Am Montag fand vor dem russischen Konsulat im irakischen Arbil eine Demonstration einer zahlenmäßig kleinen Gruppe von Sympathisanten der YPG statt. Das russische Konsulat erklärte sich bereit, sich mit vier Vertreter der Demonstranten zu einem Gespräch zu treffen, berichtet Rojnews, eine PKK-nahe Nachrichtenseite mit Hauptsitz im Irak. Die Vertreter übermittelten dem russischen Konsulat ihren Protest bezüglich der Unterstützung Russlands für die türkische Operation im Norden Syriens. Ein Konsulats-Sprecher versprach den Vertretern, ihre Beschwerden weiterleiten zu wollen.

Ost-Ghouta

Am Montag sagte UN-Generalsekretär Antonio Guterres, dass die Kämpfe in Ost-Ghouta weiterlaufen würden. „Nach unserer Kenntnis ist noch keine kritisch kranke oder verletzte Person evakuiert worden”, zitiert ihn die BBC.

Guterres sagte, die UN habe angeboten, Gespräche zwischen der syrischen Regierung, russischen Beamten und Vertretern der drei wichtigsten Söldner-Truppen im Osten Ghoutas, Dschaisch al-Islam, Faylaq al-Rahman und Ahrar al-Scham, zu erleichtern.

Er fügte hinzu, dass Fortschritte gemacht wurden, einschließlich einer Vereinbarung, die die Evakuierung einer Reihe von Mitgliedern von Hayat Tahrir al-Scham (Al-Nusra-Front) umfasse. „Eine erste Gruppe von Al-Nusra-Kämpfern und ihre Familien wurden seither aus Ost-Ghouta evakuiert.

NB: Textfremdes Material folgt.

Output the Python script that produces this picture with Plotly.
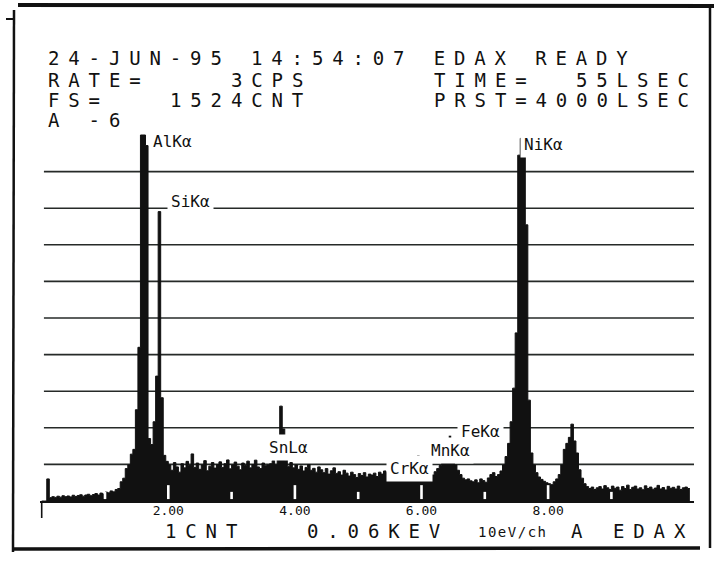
import json
import numpy as np
import plotly.graph_objects as go

# ---------------- spectrum data ----------------
# counts per 40 eV bin (4 x 10 eV channels), 0.00 - 10.24 keV
BIN_KEV = 0.04
counts = (
    [0, 0, 92, 14, 18, 15, 20, 16, 22, 18]              # 0.00 - 0.36
    + [21, 17, 24, 19, 23, 26, 20, 25, 28, 22]          # 0.40 - 0.76
    + [27, 31, 25, 33, 29, 37, 34, 42, 38, 48]          # 0.80 - 1.16
    + [52, 80, 95, 135, 150, 195, 215, 380, 640, 1524]  # 1.20 - 1.56
    + [1524, 1480, 260, 235, 330, 520, 1205, 430, 190, 165]  # 1.60 - 1.96
    + [150, 128, 160, 142, 120, 155, 138, 165, 148, 196]     # 2.00 - 2.36
    + [140, 158, 132, 150, 168, 126, 145, 160, 137, 152]     # 2.40 - 2.76
    + [163, 140, 155, 171, 134, 150, 162, 145, 130, 158]     # 2.80 - 3.16
    + [148, 166, 138, 152, 170, 142, 135, 158, 147, 150]     # 3.20 - 3.56
    + [155, 168, 150, 260, 395, 300, 170, 145, 160, 138]     # 3.60 - 3.96
    + [150, 132, 146, 125, 140, 152, 128, 136, 120, 142]     # 4.00 - 4.36
    + [130, 118, 135, 112, 126, 138, 115, 122, 108, 128]     # 4.40 - 4.76
    + [116, 104, 120, 110, 98, 114, 106, 118, 100, 112]      # 4.80 - 5.16
    + [108, 116, 102, 120, 112, 125, 118, 110, 122, 105]     # 5.20 - 5.56
    + [112, 104, 118, 108, 115, 120, 110, 124, 116, 128]     # 5.60 - 5.96
    + [118, 105, 112, 100, 108, 122, 135, 148, 160, 172]     # 6.00 - 6.36
    + [178, 182, 168, 150, 128, 110, 95, 88, 92, 84]         # 6.40 - 6.76
    + [80, 88, 76, 92, 85, 78, 96, 110, 118, 102]            # 6.80 - 7.16
    + [110, 125, 150, 185, 240, 330, 470, 700, 1440, 1510]   # 7.20 - 7.56
    + [1500, 1150, 420, 200, 150, 118, 100, 90, 82, 76]      # 7.60 - 7.96
    + [72, 68, 80, 92, 110, 150, 215, 240, 265, 320]         # 8.00 - 8.36
    + [250, 200, 130, 95, 72, 60, 52, 58, 48, 55]            # 8.40 - 8.76
    + [60, 50, 64, 55, 48, 62, 53, 58, 45, 60]               # 8.80 - 9.16
    + [52, 66, 48, 57, 62, 50, 55, 47, 63, 52]               # 9.20 - 9.56
    + [58, 49, 54, 65, 50, 56, 46, 61, 53, 57]               # 9.60 - 9.96
    + [50, 62, 48, 55, 58, 52]                               # 10.00 - 10.20
)
bin_edges = np.arange(len(counts) + 1) * BIN_KEV

FULL_SCALE = 1524          # FS= 1524CNT
GRID_DIVS = 10

tick_vals = [2, 4, 6, 8]
tick_text = ["2.00", "4.00", "6.00", "8.00"]
major_marks = [2, 4, 6, 8]
minor_marks = [1, 3, 5, 7, 9]

# peak identification labels: text, energy of left edge (keV), height (counts)
peak_labels = [
    ("AlKα", 1.70, 1499),
    ("SiKα", 1.98, 1249),
    ("NiKα", 7.56, 1486),
    ("SnLα", 3.53, 221),
    ("MnKα", 6.09, 212),
    ("FeKα", 6.56, 291),
    ("CrKα", 5.44, 137),
]
# KLM marker ticks: energy (keV), from counts, to counts
klm_marks = [(5.95, 150, 190), (6.45, 252, 272)]

# header / footer readout of the analyser
header_rows = [
    [("24-JUN-95 14:54:07 EDAX READY", 0)],
    [("RATE=", 0), ("3CPS", 9), ("TIME=", 19), ("55LSEC", 26)],
    [("FS=", 0), ("1524CNT", 6), ("PRST=4000LSEC", 19)],
    [("A -6", 0)],
]
footer_items = [("1CNT", 165), ("0.06KEV", 307), ("A", 571), ("EDAX", 613)]
footer_small = ("10eV/ch", 478)

# ---------------- geometry ----------------
W_FIG, H_FIG = 714, 564
M_L, M_R, M_T, M_B = 40, 20, 125, 63
PLOT_W = W_FIG - M_L - M_R
PLOT_H = H_FIG - M_T - M_B
PX_PER_KEV = 63.3
KEV0_PX = 41.7
GRID_PX = 36.6
x_range = [(M_L - KEV0_PX) / PX_PER_KEV, (M_L + PLOT_W - KEV0_PX) / PX_PER_KEV]
y_max = PLOT_H / GRID_PX * FULL_SCALE / GRID_DIVS


def fx(p):
    return (p - M_L) / PLOT_W


def fy(p):
    return (H_FIG - M_B - p) / PLOT_H


INK = "#111111"
MONO = "DejaVu Sans Mono"
HEAD_SIZE = 19
COL_PX = 20.3
HEAD_LS = COL_PX - 0.602 * HEAD_SIZE

fig = go.Figure()

fig.add_trace(go.Scatter(
    x=bin_edges,
    y=counts + [counts[-1]],
    mode="lines",
    line=dict(color=INK, width=1, shape="hv"),
    fill="tozeroy",
    fillcolor=INK,
    hoverinfo="skip",
    showlegend=False,
))

shapes = []
# horizontal full-scale divisions
for k in range(1, GRID_DIVS):
    yv = k * FULL_SCALE / GRID_DIVS
    shapes.append(dict(type="line", xref="paper", yref="y", x0=0.006, x1=1,
                       y0=yv, y1=yv, line=dict(color="#262a28", width=1.6),
                       layer="below"))
# energy marks cut into the spectrum
for e in major_marks:
    shapes.append(dict(type="line", xref="x", yref="y", x0=e, x1=e, y0=8, y1=66,
                       line=dict(color="white", width=2.6), layer="above"))
for e in minor_marks:
    shapes.append(dict(type="line", xref="x", yref="y", x0=e, x1=e, y0=8, y1=38,
                       line=dict(color="white", width=2.6), layer="above"))
# KLM markers
for e, y0, y1 in klm_marks:
    shapes.append(dict(type="line", xref="x", yref="y", x0=e, x1=e, y0=y0, y1=y1,
                       line=dict(color=INK, width=2.5), layer="above"))
# zero-energy mark below the baseline
shapes.append(dict(type="line", xref="x", yref="paper", x0=0, x1=0,
                   y0=fy(502), y1=fy(518), line=dict(color=INK, width=1.6)))
# page frame
frame = [((18, 5), (714, 6), 4), ((14, 10), (13, 552), 2.5),
         ((12, 549), (700, 548), 3.5), ((710, 8), (710, 548), 2.5),
         ((6, 19), (14, 19), 2)]
for (x0, y0), (x1, y1), w in frame:
    shapes.append(dict(type="line", xref="paper", yref="paper",
                       x0=fx(x0), y0=fy(y0), x1=fx(x1), y1=fy(y1),
                       line=dict(color=INK, width=w)))

annotations = []
spacing = {}


def add_text(text, xp, yp, size, ls=None):
    idx = len(annotations)
    annotations.append(dict(text=text, x=fx(xp), y=fy(yp), xref="paper", yref="paper",
                            xanchor="left", yanchor="middle", align="left",
                            showarrow=False, font=dict(family=MONO, size=size, color=INK)))
    if ls:
        spacing[str(idx)] = round(ls, 2)


row_y = [58, 80, 100, 120]
for row, yp in zip(header_rows, row_y):
    for text, col in row:
        add_text(text, 48 + col * COL_PX - 2, yp, HEAD_SIZE, HEAD_LS)
for text, xp in footer_items:
    add_text(text, xp - 2, 531, HEAD_SIZE, HEAD_LS)
add_text(footer_small[0], footer_small[1] - 2, 532, 14, 1.5)

for text, e, c in peak_labels:
    annotations.append(dict(text=text, x=e, y=c, xref="x", yref="y",
                            xanchor="left", yanchor="middle", align="left",
                            showarrow=False, bgcolor="white", borderpad=3,
                            font=dict(family=MONO, size=16, color=INK)))

fig.update_layout(
    width=W_FIG, height=H_FIG, autosize=False,
    margin=dict(l=M_L, r=M_R, t=M_T, b=M_B),
    paper_bgcolor="white", plot_bgcolor="white",
    showlegend=False,
    shapes=shapes,
    annotations=annotations,
    xaxis=dict(range=x_range, showgrid=False, zeroline=False,
               showline=True, linecolor=INK, linewidth=2,
               tickmode="array", tickvals=tick_vals, ticktext=tick_text,
               ticks="", ticklabelstandoff=-4,
               tickfont=dict(family=MONO, size=13, color=INK)),
    yaxis=dict(range=[0, y_max], visible=False, showgrid=False, zeroline=False),
)

post = """
var gd = document.getElementById('{plot_id}');
var sp = %s;
gd.querySelectorAll('g.annotation').forEach(function(g){
  var i = g.getAttribute('data-index');
  if (sp[i] !== undefined) {
    g.querySelectorAll('text').forEach(function(t){ t.style.letterSpacing = sp[i] + 'px'; });
  }
});
""" % json.dumps(spacing)

fig.write_html("out.html", post_script=post)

Zwischendurch war es nicht möglich, den Kontakt zwischen den russischen Behörden und Failaq al-Rahman zu erleichtern. Die Gruppe bestand darauf, dass das Treffen in Genf stattfindet. Die Russische Föderation bestand darauf, dass das Treffen vor Ort stattfindet”, zitiert die Pressestelle der UN Guterres. Zuvor sollen in den Vororten von Ost-Ghouta Gespräche zur Evakuierung zwischen russischen Vertretern und Vertretern der Söldner-Truppe Dschaisch al-Islam stattgefunden haben.

Nach Angaben des UN-Nothilfekoordinators (OCHA) wurden während der Kämpfe in Ost-Ghouta bisher mindestens 1.100 Zivilisten getötet und mindestens 4.400 verletzt. Weiterhin kamen neun Nothilfe-Mitarbeiter ums Leben. 28 medizinische Einrichtungen sollen unter Beschuss geraten sein. 76 Prozent aller Wohnhäuser seien beschädigt oder zerstört worden. Derzeit würden sich 393.000 Menschen in Ost-Ghouta befinden.

Das Russische Zentrum für die Aussöhnung der Konflikt-Parteien in Syrien meldete am Dienstag, dass 20 Familien den humanitären Korridor in Ost-Ghouta nutzen konnten, um aus dem Gebiet zu fliehen. Die Tass zitiert Juri Jewtuschenko, Chef des Zentrums: “Insgesamt 17 Familien oder 76 Menschen, darunter 49 Kinder, wurden durch den humanitären Korridor evakuiert. Die Menschen wurden in ein provisorisches Unterbringungs-Zentrum in der Siedlung al-Dwyer gebracht”. Russische Militär-Mediziner hätten am Montag bis Dienstag 203 Menschen medizinisch versorgt.